• **Data**:

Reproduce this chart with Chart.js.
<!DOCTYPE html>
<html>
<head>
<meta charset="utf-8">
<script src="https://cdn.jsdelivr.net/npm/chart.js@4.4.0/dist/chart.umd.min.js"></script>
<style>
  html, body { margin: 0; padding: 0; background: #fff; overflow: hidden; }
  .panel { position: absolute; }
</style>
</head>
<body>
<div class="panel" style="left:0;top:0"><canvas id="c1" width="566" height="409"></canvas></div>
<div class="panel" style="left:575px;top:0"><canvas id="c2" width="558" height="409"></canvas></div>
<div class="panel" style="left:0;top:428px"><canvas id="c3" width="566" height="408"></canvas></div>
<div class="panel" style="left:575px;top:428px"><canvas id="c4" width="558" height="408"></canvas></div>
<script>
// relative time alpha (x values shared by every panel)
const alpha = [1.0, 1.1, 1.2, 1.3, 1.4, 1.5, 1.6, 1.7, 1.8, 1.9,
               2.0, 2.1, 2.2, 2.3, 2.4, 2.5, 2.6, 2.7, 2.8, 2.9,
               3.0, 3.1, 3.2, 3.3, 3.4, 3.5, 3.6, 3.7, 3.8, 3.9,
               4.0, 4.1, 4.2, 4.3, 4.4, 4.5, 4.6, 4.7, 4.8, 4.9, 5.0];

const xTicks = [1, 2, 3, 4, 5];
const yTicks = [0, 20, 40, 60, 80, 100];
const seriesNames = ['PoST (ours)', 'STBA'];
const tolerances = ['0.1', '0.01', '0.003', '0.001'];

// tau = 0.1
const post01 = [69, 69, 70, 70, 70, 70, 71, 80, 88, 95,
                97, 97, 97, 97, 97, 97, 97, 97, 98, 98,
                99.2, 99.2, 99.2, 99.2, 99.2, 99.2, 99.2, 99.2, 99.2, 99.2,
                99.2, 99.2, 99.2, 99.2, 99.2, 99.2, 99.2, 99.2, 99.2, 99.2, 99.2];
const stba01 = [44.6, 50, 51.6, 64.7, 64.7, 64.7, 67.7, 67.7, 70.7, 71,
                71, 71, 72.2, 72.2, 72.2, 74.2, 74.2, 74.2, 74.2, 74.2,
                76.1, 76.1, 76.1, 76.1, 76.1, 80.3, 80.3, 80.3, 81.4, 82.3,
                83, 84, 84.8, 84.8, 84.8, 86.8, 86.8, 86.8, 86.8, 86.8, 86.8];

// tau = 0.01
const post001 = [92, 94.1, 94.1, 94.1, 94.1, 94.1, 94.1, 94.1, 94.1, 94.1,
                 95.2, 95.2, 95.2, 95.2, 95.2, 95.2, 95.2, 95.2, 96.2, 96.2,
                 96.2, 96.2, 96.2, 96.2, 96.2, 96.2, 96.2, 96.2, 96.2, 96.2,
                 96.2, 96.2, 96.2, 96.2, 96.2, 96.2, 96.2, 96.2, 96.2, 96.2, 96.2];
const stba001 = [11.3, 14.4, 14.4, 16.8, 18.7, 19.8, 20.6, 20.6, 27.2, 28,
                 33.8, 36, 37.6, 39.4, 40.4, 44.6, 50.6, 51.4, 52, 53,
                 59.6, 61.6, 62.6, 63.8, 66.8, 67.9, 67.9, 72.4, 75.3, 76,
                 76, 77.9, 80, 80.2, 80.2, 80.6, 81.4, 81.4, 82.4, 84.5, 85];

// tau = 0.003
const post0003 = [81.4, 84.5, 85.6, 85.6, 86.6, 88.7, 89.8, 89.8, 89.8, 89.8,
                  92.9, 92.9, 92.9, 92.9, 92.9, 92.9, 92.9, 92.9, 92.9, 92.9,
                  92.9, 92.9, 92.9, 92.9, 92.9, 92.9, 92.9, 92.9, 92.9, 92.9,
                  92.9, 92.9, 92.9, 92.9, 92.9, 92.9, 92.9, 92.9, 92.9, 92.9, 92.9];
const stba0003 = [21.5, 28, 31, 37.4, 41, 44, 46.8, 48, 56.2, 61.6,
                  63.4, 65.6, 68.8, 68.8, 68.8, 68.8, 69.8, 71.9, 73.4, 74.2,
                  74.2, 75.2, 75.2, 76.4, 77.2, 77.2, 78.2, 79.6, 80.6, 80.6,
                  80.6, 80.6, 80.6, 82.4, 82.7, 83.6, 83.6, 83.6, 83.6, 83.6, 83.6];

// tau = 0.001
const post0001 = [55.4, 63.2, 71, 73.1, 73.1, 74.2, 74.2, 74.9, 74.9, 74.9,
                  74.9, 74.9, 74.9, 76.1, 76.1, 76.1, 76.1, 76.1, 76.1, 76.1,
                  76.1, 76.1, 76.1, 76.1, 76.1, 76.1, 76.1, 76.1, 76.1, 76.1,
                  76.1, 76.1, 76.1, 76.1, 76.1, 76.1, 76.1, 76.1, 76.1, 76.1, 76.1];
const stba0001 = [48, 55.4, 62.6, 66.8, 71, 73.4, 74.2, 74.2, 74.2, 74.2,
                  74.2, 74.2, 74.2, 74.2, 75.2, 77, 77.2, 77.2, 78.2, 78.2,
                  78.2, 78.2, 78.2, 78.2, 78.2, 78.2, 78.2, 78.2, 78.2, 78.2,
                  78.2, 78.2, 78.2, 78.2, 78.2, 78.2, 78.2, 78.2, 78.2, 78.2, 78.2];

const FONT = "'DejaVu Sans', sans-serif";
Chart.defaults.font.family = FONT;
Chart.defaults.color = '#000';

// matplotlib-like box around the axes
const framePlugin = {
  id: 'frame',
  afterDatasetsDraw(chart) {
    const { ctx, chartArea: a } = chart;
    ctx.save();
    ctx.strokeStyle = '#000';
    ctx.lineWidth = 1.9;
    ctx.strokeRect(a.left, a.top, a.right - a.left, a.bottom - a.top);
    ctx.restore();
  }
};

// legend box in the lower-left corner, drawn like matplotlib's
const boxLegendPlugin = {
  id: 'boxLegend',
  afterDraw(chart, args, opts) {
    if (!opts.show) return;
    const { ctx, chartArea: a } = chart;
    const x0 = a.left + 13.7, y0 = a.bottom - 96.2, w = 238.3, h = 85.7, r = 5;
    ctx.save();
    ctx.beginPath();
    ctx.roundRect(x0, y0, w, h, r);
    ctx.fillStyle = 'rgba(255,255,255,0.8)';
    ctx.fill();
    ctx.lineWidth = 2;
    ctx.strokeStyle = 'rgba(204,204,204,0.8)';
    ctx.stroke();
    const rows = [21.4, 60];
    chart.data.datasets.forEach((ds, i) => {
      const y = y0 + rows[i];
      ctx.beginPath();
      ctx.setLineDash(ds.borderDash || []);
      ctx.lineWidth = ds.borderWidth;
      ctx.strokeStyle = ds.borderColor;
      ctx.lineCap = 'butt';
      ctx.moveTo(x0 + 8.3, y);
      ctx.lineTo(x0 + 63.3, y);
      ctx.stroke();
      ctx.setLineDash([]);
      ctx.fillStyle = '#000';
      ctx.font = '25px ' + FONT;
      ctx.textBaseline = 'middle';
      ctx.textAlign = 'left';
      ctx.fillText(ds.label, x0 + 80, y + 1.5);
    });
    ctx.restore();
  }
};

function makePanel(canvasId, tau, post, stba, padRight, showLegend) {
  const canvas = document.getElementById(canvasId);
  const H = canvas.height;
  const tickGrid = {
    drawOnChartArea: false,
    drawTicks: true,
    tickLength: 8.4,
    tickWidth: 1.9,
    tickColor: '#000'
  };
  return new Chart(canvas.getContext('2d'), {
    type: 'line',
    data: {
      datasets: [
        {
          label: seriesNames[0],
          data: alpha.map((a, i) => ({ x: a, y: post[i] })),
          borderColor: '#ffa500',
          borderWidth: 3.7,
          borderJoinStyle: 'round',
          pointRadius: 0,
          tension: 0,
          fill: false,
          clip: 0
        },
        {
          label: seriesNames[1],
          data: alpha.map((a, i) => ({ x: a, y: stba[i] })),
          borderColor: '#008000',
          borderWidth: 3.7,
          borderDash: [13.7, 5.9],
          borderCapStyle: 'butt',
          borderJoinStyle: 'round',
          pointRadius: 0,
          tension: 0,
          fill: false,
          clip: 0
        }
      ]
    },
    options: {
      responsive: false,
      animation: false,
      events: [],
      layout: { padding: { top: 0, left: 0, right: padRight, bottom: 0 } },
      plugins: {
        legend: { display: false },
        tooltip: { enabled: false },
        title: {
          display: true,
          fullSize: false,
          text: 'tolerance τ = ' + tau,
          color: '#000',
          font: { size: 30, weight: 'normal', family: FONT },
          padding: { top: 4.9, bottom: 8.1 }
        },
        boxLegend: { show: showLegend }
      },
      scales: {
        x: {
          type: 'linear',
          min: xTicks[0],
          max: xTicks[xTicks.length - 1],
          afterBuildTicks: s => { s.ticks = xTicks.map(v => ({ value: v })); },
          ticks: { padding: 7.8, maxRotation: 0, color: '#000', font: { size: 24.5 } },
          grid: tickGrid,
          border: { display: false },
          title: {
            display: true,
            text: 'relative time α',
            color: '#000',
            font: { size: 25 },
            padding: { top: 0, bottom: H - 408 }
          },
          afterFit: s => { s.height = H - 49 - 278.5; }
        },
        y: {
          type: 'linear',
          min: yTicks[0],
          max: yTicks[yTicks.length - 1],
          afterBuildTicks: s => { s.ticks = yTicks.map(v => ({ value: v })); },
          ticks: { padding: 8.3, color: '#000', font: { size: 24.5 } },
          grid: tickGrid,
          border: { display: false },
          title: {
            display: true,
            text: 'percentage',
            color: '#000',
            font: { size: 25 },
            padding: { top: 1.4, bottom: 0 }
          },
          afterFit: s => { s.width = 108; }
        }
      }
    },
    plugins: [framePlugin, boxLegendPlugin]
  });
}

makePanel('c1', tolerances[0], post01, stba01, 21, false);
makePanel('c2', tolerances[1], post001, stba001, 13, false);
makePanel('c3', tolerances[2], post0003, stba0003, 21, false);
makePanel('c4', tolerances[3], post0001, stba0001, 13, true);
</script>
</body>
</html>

...

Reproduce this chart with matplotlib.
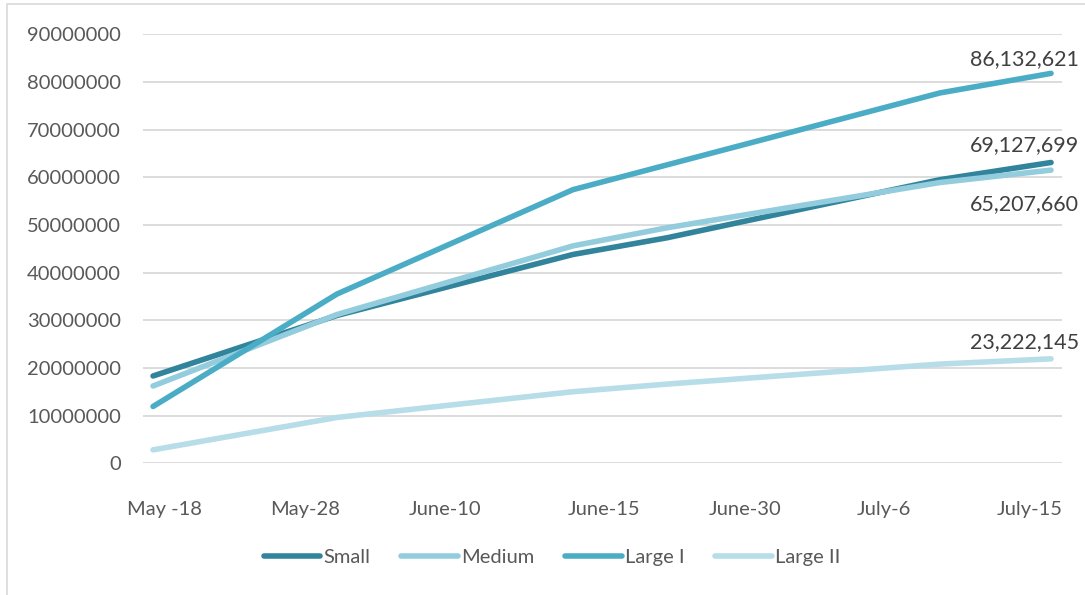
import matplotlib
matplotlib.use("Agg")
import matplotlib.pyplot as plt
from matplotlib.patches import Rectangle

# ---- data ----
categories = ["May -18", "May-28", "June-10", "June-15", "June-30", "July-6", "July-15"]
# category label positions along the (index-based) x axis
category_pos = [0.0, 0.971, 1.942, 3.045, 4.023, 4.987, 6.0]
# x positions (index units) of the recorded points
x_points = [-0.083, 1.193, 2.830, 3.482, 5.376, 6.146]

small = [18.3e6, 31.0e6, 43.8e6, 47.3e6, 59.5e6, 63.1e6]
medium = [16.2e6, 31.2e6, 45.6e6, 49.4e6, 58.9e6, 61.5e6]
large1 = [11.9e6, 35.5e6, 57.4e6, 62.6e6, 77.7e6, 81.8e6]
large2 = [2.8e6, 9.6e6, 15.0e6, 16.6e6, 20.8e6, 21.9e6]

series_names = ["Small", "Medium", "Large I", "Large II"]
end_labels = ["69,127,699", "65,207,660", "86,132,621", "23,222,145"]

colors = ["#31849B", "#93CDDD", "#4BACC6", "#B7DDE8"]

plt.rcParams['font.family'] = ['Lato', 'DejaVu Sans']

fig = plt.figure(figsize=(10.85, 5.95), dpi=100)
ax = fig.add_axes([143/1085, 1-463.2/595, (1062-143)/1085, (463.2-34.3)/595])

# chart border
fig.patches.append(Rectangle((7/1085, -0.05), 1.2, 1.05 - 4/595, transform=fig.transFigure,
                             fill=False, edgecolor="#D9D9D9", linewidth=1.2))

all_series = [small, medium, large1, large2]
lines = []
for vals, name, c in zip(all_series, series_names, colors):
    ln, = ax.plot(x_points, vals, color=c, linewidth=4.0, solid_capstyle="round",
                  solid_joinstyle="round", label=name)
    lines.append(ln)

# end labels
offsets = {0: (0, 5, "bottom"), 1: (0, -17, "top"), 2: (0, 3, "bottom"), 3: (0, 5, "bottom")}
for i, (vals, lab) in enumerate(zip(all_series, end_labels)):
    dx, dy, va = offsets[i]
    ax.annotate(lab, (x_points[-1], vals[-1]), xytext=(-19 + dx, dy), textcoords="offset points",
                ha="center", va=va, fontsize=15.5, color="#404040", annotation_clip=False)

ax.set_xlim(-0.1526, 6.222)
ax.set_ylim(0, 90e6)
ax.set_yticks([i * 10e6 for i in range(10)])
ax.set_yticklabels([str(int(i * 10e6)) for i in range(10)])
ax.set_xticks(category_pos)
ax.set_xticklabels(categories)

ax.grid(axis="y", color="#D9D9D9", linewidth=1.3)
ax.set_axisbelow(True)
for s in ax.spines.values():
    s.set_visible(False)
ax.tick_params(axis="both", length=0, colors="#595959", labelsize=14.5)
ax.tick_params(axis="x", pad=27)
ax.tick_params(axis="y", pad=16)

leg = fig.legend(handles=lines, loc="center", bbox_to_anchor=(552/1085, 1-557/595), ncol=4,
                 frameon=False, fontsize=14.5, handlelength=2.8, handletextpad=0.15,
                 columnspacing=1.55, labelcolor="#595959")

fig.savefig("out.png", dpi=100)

* * *

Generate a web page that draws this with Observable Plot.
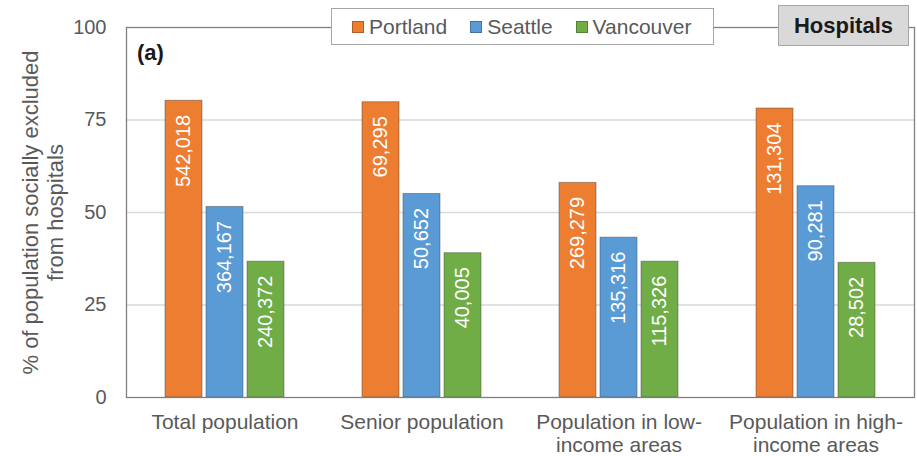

• **Set task**: Between the line containing "Reproduce this chart with Chart.js." and the line containing "const tolerances = ['0.1', '0.01', '0.003', '0.001'];" lies the part to return. Return it exactly, counting both of those lines.

• **Expected answer**:
Reproduce this chart with Chart.js.
<!DOCTYPE html>
<html>
<head>
<meta charset="utf-8">
<script src="https://cdn.jsdelivr.net/npm/chart.js@4.4.0/dist/chart.umd.min.js"></script>
<style>
  html, body { margin: 0; padding: 0; background: #fff; overflow: hidden; }
  .panel { position: absolute; }
</style>
</head>
<body>
<div class="panel" style="left:0;top:0"><canvas id="c1" width="566" height="409"></canvas></div>
<div class="panel" style="left:575px;top:0"><canvas id="c2" width="558" height="409"></canvas></div>
<div class="panel" style="left:0;top:428px"><canvas id="c3" width="566" height="408"></canvas></div>
<div class="panel" style="left:575px;top:428px"><canvas id="c4" width="558" height="408"></canvas></div>
<script>
// relative time alpha (x values shared by every panel)
const alpha = [1.0, 1.1, 1.2, 1.3, 1.4, 1.5, 1.6, 1.7, 1.8, 1.9,
               2.0, 2.1, 2.2, 2.3, 2.4, 2.5, 2.6, 2.7, 2.8, 2.9,
               3.0, 3.1, 3.2, 3.3, 3.4, 3.5, 3.6, 3.7, 3.8, 3.9,
               4.0, 4.1, 4.2, 4.3, 4.4, 4.5, 4.6, 4.7, 4.8, 4.9, 5.0];

const xTicks = [1, 2, 3, 4, 5];
const yTicks = [0, 20, 40, 60, 80, 100];
const seriesNames = ['PoST (ours)', 'STBA'];
const tolerances = ['0.1', '0.01', '0.003', '0.001'];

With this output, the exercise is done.